-- Begin --

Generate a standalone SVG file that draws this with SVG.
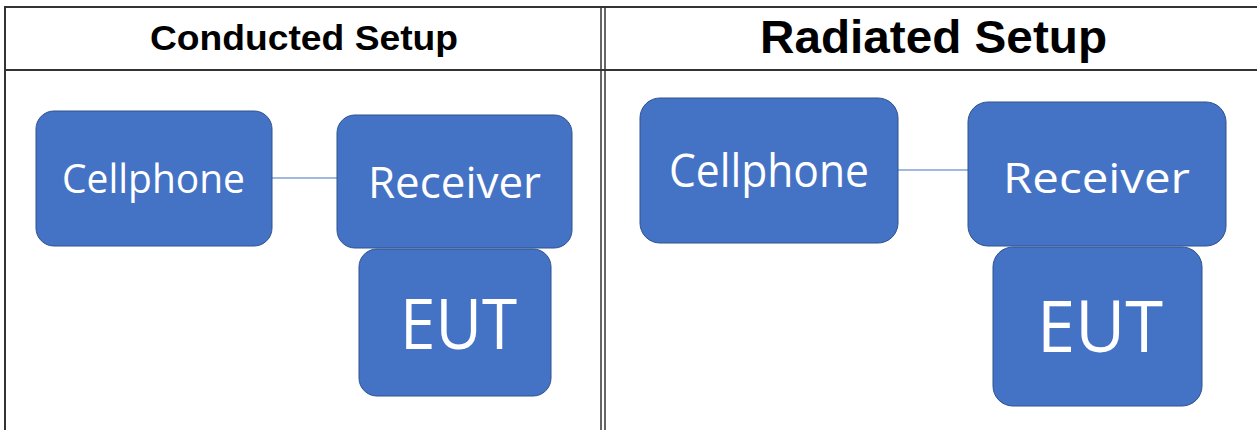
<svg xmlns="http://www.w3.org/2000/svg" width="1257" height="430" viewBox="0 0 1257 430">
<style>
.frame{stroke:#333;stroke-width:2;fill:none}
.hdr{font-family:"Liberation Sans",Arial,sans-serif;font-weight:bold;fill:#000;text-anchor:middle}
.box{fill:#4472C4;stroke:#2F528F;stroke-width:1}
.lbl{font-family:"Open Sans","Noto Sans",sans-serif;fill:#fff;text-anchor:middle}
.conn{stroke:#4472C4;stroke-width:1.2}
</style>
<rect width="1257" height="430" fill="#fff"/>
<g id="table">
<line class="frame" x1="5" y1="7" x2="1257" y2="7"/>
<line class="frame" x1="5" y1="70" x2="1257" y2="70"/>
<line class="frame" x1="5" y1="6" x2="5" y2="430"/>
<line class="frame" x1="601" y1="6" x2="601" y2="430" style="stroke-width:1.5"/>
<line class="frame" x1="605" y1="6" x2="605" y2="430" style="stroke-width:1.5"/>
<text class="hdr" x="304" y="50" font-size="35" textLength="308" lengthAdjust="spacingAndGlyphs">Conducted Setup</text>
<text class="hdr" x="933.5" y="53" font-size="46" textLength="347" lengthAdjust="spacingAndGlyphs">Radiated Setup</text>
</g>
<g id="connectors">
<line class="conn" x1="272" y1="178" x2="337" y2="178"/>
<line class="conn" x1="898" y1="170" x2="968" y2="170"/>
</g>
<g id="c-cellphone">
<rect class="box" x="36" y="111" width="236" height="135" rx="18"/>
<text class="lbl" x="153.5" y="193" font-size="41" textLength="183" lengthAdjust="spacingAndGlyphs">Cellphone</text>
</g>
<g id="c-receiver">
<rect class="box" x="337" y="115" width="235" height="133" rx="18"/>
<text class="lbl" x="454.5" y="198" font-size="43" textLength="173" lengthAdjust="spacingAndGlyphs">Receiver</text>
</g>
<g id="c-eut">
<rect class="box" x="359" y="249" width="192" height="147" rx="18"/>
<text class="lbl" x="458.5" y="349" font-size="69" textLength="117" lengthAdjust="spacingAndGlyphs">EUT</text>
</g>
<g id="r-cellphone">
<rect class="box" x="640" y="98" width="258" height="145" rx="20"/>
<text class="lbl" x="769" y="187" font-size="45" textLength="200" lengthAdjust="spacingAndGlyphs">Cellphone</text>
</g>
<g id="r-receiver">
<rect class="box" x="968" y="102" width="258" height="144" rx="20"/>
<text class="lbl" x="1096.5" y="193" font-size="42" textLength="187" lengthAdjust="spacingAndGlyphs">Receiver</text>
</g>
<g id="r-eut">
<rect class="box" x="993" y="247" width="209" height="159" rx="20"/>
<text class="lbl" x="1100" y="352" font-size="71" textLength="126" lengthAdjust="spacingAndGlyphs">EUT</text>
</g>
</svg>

-- End --

**PROBLEM REQUIREMENTS**
What is needed is an exact reproduction of the data, pictures excluded.

**EXERCISE ANSWER**
Generate a standalone SVG file that draws this with SVG.
<svg xmlns="http://www.w3.org/2000/svg" width="1257" height="430" viewBox="0 0 1257 430">
<style>
.frame{stroke:#333;stroke-width:2;fill:none}
.hdr{font-family:"Liberation Sans",Arial,sans-serif;font-weight:bold;fill:#000;text-anchor:middle}
.box{fill:#4472C4;stroke:#2F528F;stroke-width:1}
.lbl{font-family:"Open Sans","Noto Sans",sans-serif;fill:#fff;text-anchor:middle}
.conn{stroke:#4472C4;stroke-width:1.2}
</style>
<rect width="1257" height="430" fill="#fff"/>
<g id="table">
<line class="frame" x1="5" y1="7" x2="1257" y2="7"/>
<line class="frame" x1="5" y1="70" x2="1257" y2="70"/>
<line class="frame" x1="5" y1="6" x2="5" y2="430"/>
<line class="frame" x1="601" y1="6" x2="601" y2="430" style="stroke-width:1.5"/>
<line class="frame" x1="605" y1="6" x2="605" y2="430" style="stroke-width:1.5"/>
<text class="hdr" x="304" y="50" font-size="35" textLength="308" lengthAdjust="spacingAndGlyphs">Conducted Setup</text>
<text class="hdr" x="933.5" y="53" font-size="46" textLength="347" lengthAdjust="spacingAndGlyphs">Radiated Setup</text>
</g>
<g id="connectors">
<line class="conn" x1="272" y1="178" x2="337" y2="178"/>
<line class="conn" x1="898" y1="170" x2="968" y2="170"/>
</g>
<g id="c-cellphone">
<rect class="box" x="36" y="111" width="236" height="135" rx="18"/>
<text class="lbl" x="153.5" y="193" font-size="41" textLength="183" lengthAdjust="spacingAndGlyphs">Cellphone</text>
</g>
<g id="c-receiver">
<rect class="box" x="337" y="115" width="235" height="133" rx="18"/>
<text class="lbl" x="454.5" y="198" font-size="43" textLength="173" lengthAdjust="spacingAndGlyphs">Receiver</text>
</g>
<g id="c-eut">
<rect class="box" x="359" y="249" width="192" height="147" rx="18"/>
<text class="lbl" x="458.5" y="349" font-size="69" textLength="117" lengthAdjust="spacingAndGlyphs">EUT</text>
</g>
<g id="r-cellphone">
<rect class="box" x="640" y="98" width="258" height="145" rx="20"/>
<text class="lbl" x="769" y="187" font-size="45" textLength="200" lengthAdjust="spacingAndGlyphs">Cellphone</text>
</g>
<g id="r-receiver">
<rect class="box" x="968" y="102" width="258" height="144" rx="20"/>
<text class="lbl" x="1096.5" y="193" font-size="42" textLength="187" lengthAdjust="spacingAndGlyphs">Receiver</text>
</g>
<g id="r-eut">
<rect class="box" x="993" y="247" width="209" height="159" rx="20"/>
<text class="lbl" x="1100" y="352" font-size="71" textLength="126" lengthAdjust="spacingAndGlyphs">EUT</text>
</g>
</svg>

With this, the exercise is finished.